COME USCIRE DA TRE ANNI DI PAROLE E DI FALLIMENTI

 

Giuseppe Buzzancaè stato eletto sindaco di Messina nel giugno del 2008 con poco più del 51% dei voti validi. Una elezione contestata per palesi irregolarità nelle fasi di voto e di scrutinio e una proclamazione avvenuta dopo lunghissimi conteggi e parziali “riletture” dei verbali dei presidenti di seggio. Buzzanca aveva già governato per nove anni la Provincia Regionale e nel 2003 diventò per la prima volta sindaco di Messina decadendo successivamente per il reato di peculato d’uso. Oggi siede ancora a Palazzo Zanca grazie ad un groviglio giudiziario che gli permette di mantenere un indecente doppio incarico: deputato regionale e sindaco.

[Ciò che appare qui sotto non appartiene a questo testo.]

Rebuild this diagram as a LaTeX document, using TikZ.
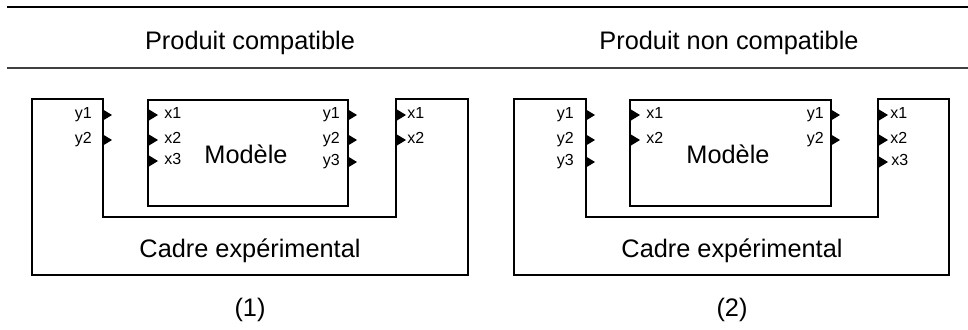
\documentclass[tikz,border=0pt]{standalone}
\usepackage{fontspec}
\setmainfont{Liberation Sans}
\begin{document}
\begin{tikzpicture}[x=0.75pt,y=-0.75pt,
  frameline/.style={line width=1.6pt},
  bigtxt/.style={font=\fontsize{19}{22}\selectfont, inner sep=0pt, anchor=base},
  lblw/.style={font=\fontsize{12}{14}\selectfont, inner sep=0pt, anchor=mid west},
  lble/.style={font=\fontsize{12}{14}\selectfont, inner sep=0pt, anchor=mid east},
  tri/.pic={\fill (0,-5.5) -- (9,0) -- (0,5.5) -- cycle;}]
\useasboundingbox (0,0) rectangle (968,329);
% rules
\coordinate (r1a) at (7,7);   \coordinate (r1b) at (968,7);
\coordinate (r2a) at (7,68);  \coordinate (r2b) at (968,68);
\draw[line width=1.7pt] (r1a) -- (r1b);
\draw[line width=1.1pt, black!75] (r2a) -- (r2b);
% titles
\node[bigtxt] (t1) at (250,49) {Produit compatible};
\node[bigtxt] (t2) at (729,49) {Produit non compatible};

% ---------- (1) ----------
\draw[frameline] (32,99) -- (103,99) -- (103,217) -- (396,217) -- (396,99) -- (468,99) -- (468,275) -- (32,275) -- cycle;
\draw[frameline] (148,100) rectangle (348,206);
\node[bigtxt] (m1) at (246,163) {Modèle};
\node[bigtxt] (c1) at (250,257) {Cadre expérimental};
\node[bigtxt] (n1) at (250,316) {(1)};
% cadre outputs
\pic at (103,115) {tri}; \node[lble] (c1y1) at (92,115) {y1};
\pic at (103,140) {tri}; \node[lble] (c1y2) at (92,140) {y2};
% model inputs
\pic at (149,115) {tri}; \node[lblw] (m1x1) at (164,115) {x1};
\pic at (149,140) {tri}; \node[lblw] (m1x2) at (164,140) {x2};
\pic at (149,161) {tri}; \node[lblw] (m1x3) at (164,161) {x3};
% model outputs
\pic at (348,115) {tri}; \node[lble] (m1y1) at (340,115) {y1};
\pic at (348,140) {tri}; \node[lble] (m1y2) at (340,140) {y2};
\pic at (348,162) {tri}; \node[lble] (m1y3) at (340,162) {y3};
% cadre inputs
\pic at (397,115) {tri}; \node[lblw] (c1x1) at (407,115) {x1};
\pic at (397,140) {tri}; \node[lblw] (c1x2) at (407,140) {x2};

% ---------- (2) ----------
\draw[frameline] (514,99) -- (586,99) -- (586,217) -- (878,217) -- (878,99) -- (949,99) -- (949,275) -- (514,275) -- cycle;
\draw[frameline] (630,100) rectangle (831,206);
\node[bigtxt] (m2) at (728,163) {Modèle};
\node[bigtxt] (c2) at (732,257) {Cadre expérimental};
\node[bigtxt] (n2) at (732,316) {(2)};
% cadre outputs
\pic at (586,115) {tri}; \node[lble] (c2y1) at (574,115) {y1};
\pic at (586,140) {tri}; \node[lble] (c2y2) at (574,140) {y2};
\pic at (586,162) {tri}; \node[lble] (c2y3) at (574,162) {y3};
% model inputs
\pic at (631,115) {tri}; \node[lblw] (m2x1) at (646,115) {x1};
\pic at (631,140) {tri}; \node[lblw] (m2x2) at (646,140) {x2};
% model outputs
\pic at (831,115) {tri}; \node[lble] (m2y1) at (824,115) {y1};
\pic at (831,140) {tri}; \node[lble] (m2y2) at (824,140) {y2};
% cadre inputs
\pic at (879,115) {tri}; \node[lblw] (c2x1) at (890,115) {x1};
\pic at (879,140) {tri}; \node[lblw] (c2x2) at (890,140) {x2};
\pic at (879,162) {tri}; \node[lblw] (c2x3) at (891,162) {x3};
\end{tikzpicture}
\end{document}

Questa paradossale situazione è resa possibile sia perchè il suo tutore politico è il neoberlusconiano vicepresidente barcellonese del Senato della Repubblica Italiana Domenico Nania, sia perchè l’opposizione ufficiale, rappresentata dal deputato del Partito Democratico Francantonio Genovese, puntella scandalosamente il sistema amministrativo della coalizione di centro destra.

Il vero paradosso, oggi, è che Buzzanca e Nania polemizzano continuamente con il governatore dell’Ars Lombardo grazie al quale però riuscirono ad ottenere la risicata maggioranza del 51% al primo turno. Se infatti il Movimento per l’Autonomia non avesse presentato un proprio candidato e le sue tre liste elettorali sostenute fortemente da quasi tutte le testate giornalistiche, quei 14 punti percentuali di differenza con il socio del gruppo Franza non sarebbero stati possibili. Sta qui tutta la forza – iniziale – di Buzzanca e l’attuale debolezza. Oggi Lombardo è però governatore della Sicilia grazie al sostegno di Genovese e del Pd.

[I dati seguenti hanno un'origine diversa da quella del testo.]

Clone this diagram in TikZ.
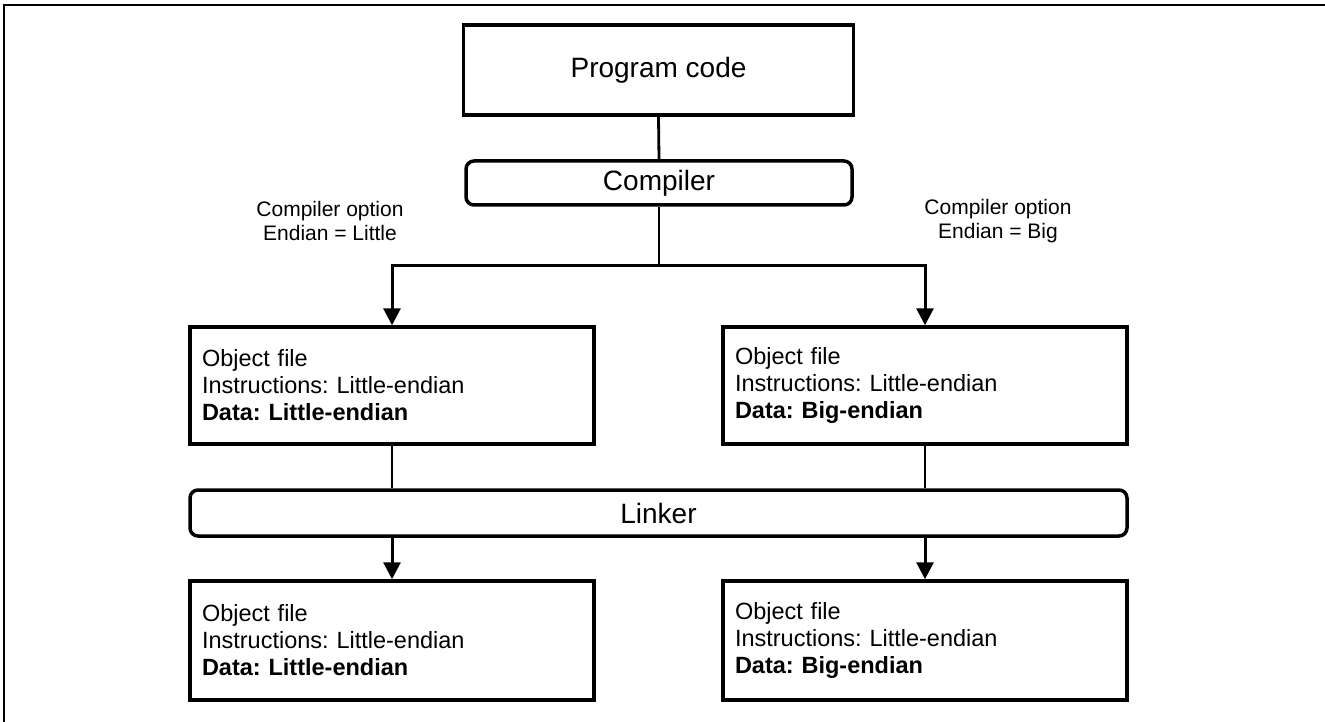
\documentclass[tikz,border=0pt]{standalone}
\usepackage{fontspec}
\setmainfont{Liberation Sans}
\usetikzlibrary{arrows.meta}
\frenchspacing
\begin{document}
\begin{tikzpicture}[x=1pt,y=-1pt,
  box/.style={draw,line width=3.5pt,rectangle,inner sep=0pt},
  rbox/.style={draw,line width=3.5pt,rectangle,rounded corners=8pt,inner sep=0pt},
  objbox/.style={draw,line width=3.5pt,rectangle,inner xsep=12pt,inner ysep=0pt,
    minimum width=404pt,text width=380pt,align=left,
    font=\fontsize{23.5}{27}\selectfont},
  conn/.style={line width=2.8pt},
  arr/.style={line width=3pt,-{Triangle[length=17pt,width=17pt]}},
  lbl/.style={align=center,font=\fontsize{21}{24}\selectfont,inner sep=0pt},
  big/.style={font=\fontsize{28}{32}\selectfont}
]
\useasboundingbox (0,0) rectangle (1325,722);
\draw[line width=2.2pt] (4,722) -- (4,5) -- (1325,5);

\node[box,big,minimum width=390pt,minimum height=90pt] (prog) at (658.5,70) {Program code};
\node[rbox,big,minimum width=386pt,minimum height=44pt] (comp) at (659,183) {Compiler};

\node[objbox,minimum height=117pt] (lobj) at (392,385.5) {Object file\\Instructions: Little-endian\\\textbf{Data: Little-endian}};
\node[objbox,minimum height=117pt] (robj) at (925,385.5) {Object file\\Instructions: Little-endian\\\textbf{Data: Big-endian}};

\node[rbox,big,minimum width=937pt,minimum height=46pt] (link) at (658.5,513) {Linker};

\node[objbox,minimum height=119pt] (lout) at (392,640.5) {Object file\\Instructions: Little-endian\\\textbf{Data: Little-endian}};
\node[objbox,minimum height=119pt] (rout) at (925,640.5) {Object file\\Instructions: Little-endian\\\textbf{Data: Big-endian}};

\node[lbl] (lopt) at (330,221) {Compiler option\\Endian = Little};
\node[lbl] (ropt) at (998,221) {Compiler option\\Endian = Big};

\coordinate (jn) at (659,265);
\draw[conn] (prog.south) -- (comp.north);
\draw[conn] (comp.south) -- (jn);
\draw[arr] (jn) -| (lobj.north);
\draw[arr] (jn) -| (robj.north);
\draw[conn] (lobj.south) -- (lobj.south |- link.north);
\draw[conn] (robj.south) -- (robj.south |- link.north);
\draw[arr] (lobj.south |- link.south) -- (lout.north);
\draw[arr] (robj.south |- link.south) -- (rout.north);
\end{tikzpicture}
\end{document}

Siamo insomma davanti all’ennesimo teorema della “sovrapposizione della verità”. La società siciliana fondata “sull’indeterminazione” e sul “travisamento”. Camilleri non sarebbe riuscito a scrivere un romanzo ( dramma?) migliore di questo sudicio minestrone politico.

C’è però la realtà, la durissima realtà di una città di 250 mila anime che penano tra quotidiane difficoltà. Giovani che emigrano al nord o all’estero in cerca di fortuna. Giovani che si consegnano alla criminalità per spacciare, per regalarsi una vita spavalda o appena agiata. Un ceto medio che non esiste più. Commercianti, piccoli imprenditori, professionisti e impiegati che si mantengono attraverso i prestiti ad usura e la sempre maggiore espansione del “compro oro”.

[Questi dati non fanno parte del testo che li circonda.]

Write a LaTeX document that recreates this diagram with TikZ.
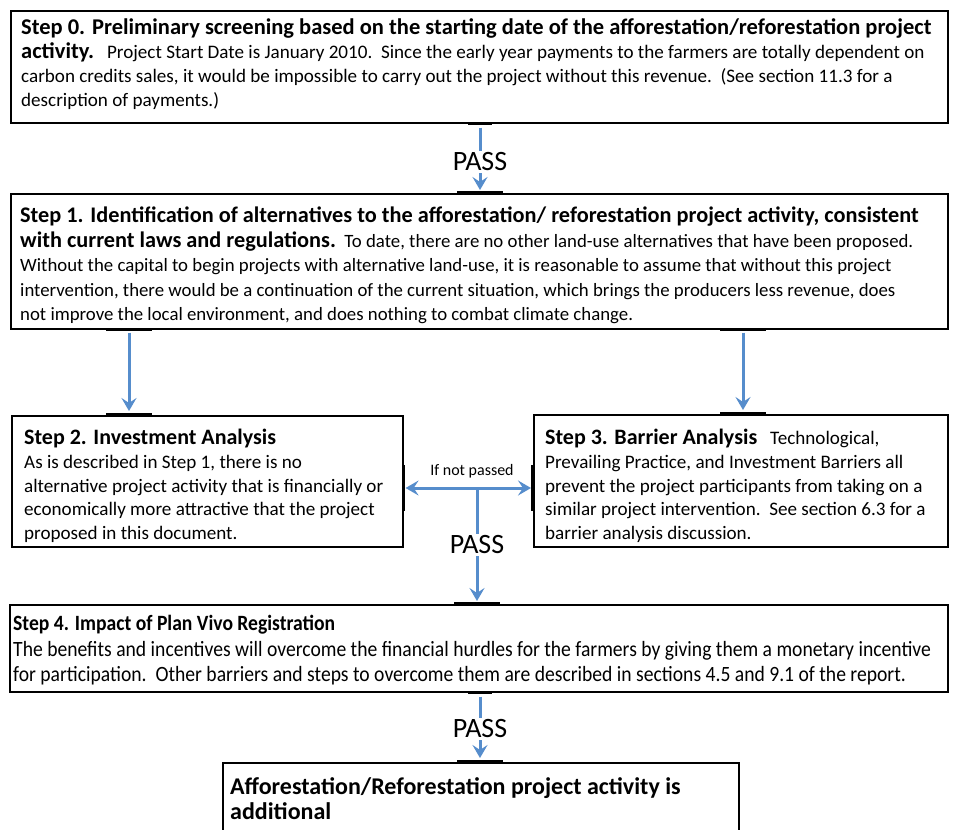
\documentclass[tikz,border=0pt]{standalone}
\usepackage{fontspec}
\setmainfont{Carlito}
\newfontfamily\condfont[FakeStretch=0.9]{Carlito}
\usetikzlibrary{arrows.meta,calc}
\definecolor{arrblue}{RGB}{86,141,204}
\newcommand\hdA{\bfseries\fontsize{22.5}{24.3}\selectfont}
\newcommand\hdB{\bfseries\fontsize{22.3}{24.5}\selectfont}
\newcommand\hdC{\bfseries\fontsize{22}{23.7}\selectfont}
\tikzset{
  box/.style={draw=black, line width=1.6pt, fill=white, anchor=north west, inner sep=0pt},
  txt/.style={anchor=north west, inner sep=0pt, align=left},
  arr/.style={draw=arrblue, line width=3pt, -{Stealth[length=13pt,width=15pt,inset=5pt]}},
  darr/.style={draw=arrblue, line width=3pt, {Stealth[length=13pt,width=15pt,inset=5pt]}-{Stealth[length=13pt,width=15pt,inset=5pt]}},
  bar/.style={draw=black, line width=3.5pt},
  pass/.style={fill=white, inner sep=2pt, font=\fontsize{28}{30}\selectfont},
}
\begin{document}
\begin{tikzpicture}[x=1pt,y=-1pt]
\useasboundingbox (0,0) rectangle (956,830);
\clip (0,0) rectangle (956,830);
\fill[white] (0,0) rectangle (956,830);
% boxes
\node[box, minimum width=937pt, minimum height=112pt] (s0) at (10,10) {};
\node[box, minimum width=937pt, minimum height=135pt] (s1) at (10,193) {};
\node[box, minimum width=391pt, minimum height=131pt] (s2) at (11,415) {};
\node[box, minimum width=414pt, minimum height=132pt] (s3) at (533,414) {};
\node[box, minimum width=938pt, minimum height=87pt] (s4) at (9,604) {};
\node[box, minimum width=516pt, minimum height=90pt] (s5) at (222,762) {};
% texts
\node[txt, font=\fontsize{19.1}{24.3}\selectfont] (t0) at (21,18) {%
{\hdA Step 0. Preliminary screening based on the starting date of the afforestation/reforestation project}\\
{\hdA activity.}\ \ \ Project Start Date is January 2010.\ \ Since the early year payments to the farmers are totally dependent on\\
carbon credits sales, it would be impossible to carry out the project without this revenue.\ \ (See section 11.3 for a\\
description of payments.)};
\node[txt, font=\fontsize{18.8}{24.5}\selectfont] (t1) at (20,207) {%
{\hdB Step 1. Identification of alternatives to the afforestation/ reforestation project activity, consistent}\\
{\hdB with current laws and regulations.}\ \ To date, there are no other land-use alternatives that have been proposed.\\
Without the capital to begin projects with alternative land-use, it is reasonable to assume that without this project\\
intervention, there would be a continuation of the current situation, which brings the producers less revenue, does\\
not improve the local environment, and does nothing to combat climate change.};
\node[txt, font=\fontsize{19.1}{23.7}\selectfont] (t2) at (24,429) {%
{\hdC Step 2. Investment Analysis}\\
As is described in Step 1, there is no\\
alternative project activity that is financially or\\
economically more attractive that the project\\
proposed in this document.};
\node[txt, font=\fontsize{19.1}{23.7}\selectfont] (t3) at (545,429) {%
{\hdC Step 3. Barrier Analysis}\ \ \ Technological,\\
Prevailing Practice, and Investment Barriers all\\
prevent the project participants from taking on a\\
similar project intervention.\ \ See section 6.3 for a\\
barrier analysis discussion.};
\node[txt, font=\condfont\fontsize{21.8}{25}\selectfont] (t4) at (13,615) {%
{\bfseries Step 4. Impact of Plan Vivo Registration}\\[1pt]
The benefits and incentives will overcome the financial hurdles for the farmers by giving them a monetary incentive\\
for participation.\ \ Other barriers and steps to overcome them are described in sections 4.5 and 9.1 of the report.};
\node[txt, font=\bfseries\fontsize{24}{25.5}\selectfont] (t5) at (230,777) {%
Afforestation/Reforestation project activity is\\
additional};
% connector coordinates
\coordinate (ca) at (480,0);
\coordinate (cl) at (129,0);
\coordinate (cr) at (743,0);
\coordinate (cm) at (477,488);
% bars
\draw[bar] ($(s0.south -| ca)+(-12,0)$) -- ($(s0.south -| ca)+(12,0)$);
\draw[bar] ($(s1.north -| ca)+(-23,0)$) -- ($(s1.north -| ca)+(23,0)$);
\draw[bar] ($(s1.south -| cl)+(-23,0)$) -- ($(s1.south -| cl)+(23,0)$);
\draw[bar] ($(s2.north -| cl)+(-23,0)$) -- ($(s2.north -| cl)+(23,0)$);
\draw[bar] ($(s1.south -| cr)+(-23,0)$) -- ($(s1.south -| cr)+(23,0)$);
\draw[bar] ($(s3.north -| cr)+(-23,0)$) -- ($(s3.north -| cr)+(23,0)$);
\draw[bar] ($(s2.east |- cm)+(0,-23)$) -- ($(s2.east |- cm)+(0,23)$);
\draw[bar] ($(s3.west |- cm)+(0,-23)$) -- ($(s3.west |- cm)+(0,23)$);
\draw[bar] ($(s4.north -| cm)+(-23,0)$) -- ($(s4.north -| cm)+(23,0)$);
\draw[bar] ($(s4.south -| ca)+(-12,0)$) -- ($(s4.south -| ca)+(12,0)$);
\draw[bar] ($(s5.north -| ca)+(-23,0)$) -- ($(s5.north -| ca)+(23,0)$);
% arrows
\draw[arr, shorten <=4pt, shorten >=3pt] (s0.south -| ca) -- (s1.north -| ca);
\node[pass] (p0) at (480,162) {PASS};
\draw[arr, shorten <=3pt, shorten >=4pt] (s1.south -| cl) -- (s2.north -| cl);
\draw[arr, shorten <=3pt, shorten >=4pt] (s1.south -| cr) -- (s3.north -| cr);
\draw[darr, shorten <=2pt, shorten >=2pt] (s2.east |- cm) -- (s3.west |- cm);
\node[font=\fontsize{16}{18}\selectfont, inner sep=1pt] (lnp) at (472,471) {If not passed};
\draw[arr, shorten >=3pt] (cm) -- (s4.north -| cm);
\node[pass] (p1) at (477,545) {PASS};
\draw[arr, shorten <=4pt, shorten >=4pt] (s4.south -| ca) -- (s5.north -| ca);
\node[pass] (p2) at (480,729) {PASS};
\end{tikzpicture}
\end{document}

Non c’è più messinesitudine, come ama giustamente chiamarla, sciascianamente, Peppino Loteta. Il suo “Romanzo Messinese” è ormai un sogno. La tradizione, la cultura dei messinesi non esiste più. Buzzanca e il suo protettore Nania hanno dato, continuano a dare, il colpo di grazia attraverso la cattiva amministrazione, il cattivo esempio, l’arroganza, la mancanza di etica politica. Ma non è solo colpa loro. Il sistema dei partiti è complice di questo disastro. Hanno esasperato l’illusione del ponte. Hanno lasciato putrefare l’azienda del trasporto pubblico. Hanno permesso la cementificazione spaventosa delle colline e dei villaggi. Lucrano dalla aziende municipalizzate come Amam e Messinambiente.

Lasciano che oltre 3500 tir attraversino a tutte le ore la città per favorire Franza e Matacena ( e i loro soci occulti e palesi). I servizi sociali, lo stato sociale, sono inesistenti se non per favorire cooperative amiche. Adesso si aspettano le “manifestazioni d’interesse” per immobili ed aree privilegiate da cedere dopo, ovviamente, la necessaria variazione della destinazione d’uso.  Come per l’ex Birra Messina e altre aree ex industriali o agricole. Tutto ciò mentre oltre 2000 sfollati a causa della tragedia di Giampilieri non ricevono più neppure i sussidi per l’affitto. Non parliamo delle nuove abitazioni alle quali avrebbero diritto.

Da tutto questo bisognerà uscire. Anche presto. Difficile prevedere come. Ricostruire la città nel senso di comunità è sempre più urgente. Credo ancora che le energie umane esistano. Bisogna lavorare per metterle assieme. Per ridare un senso alla vita di ognuno e di tutti.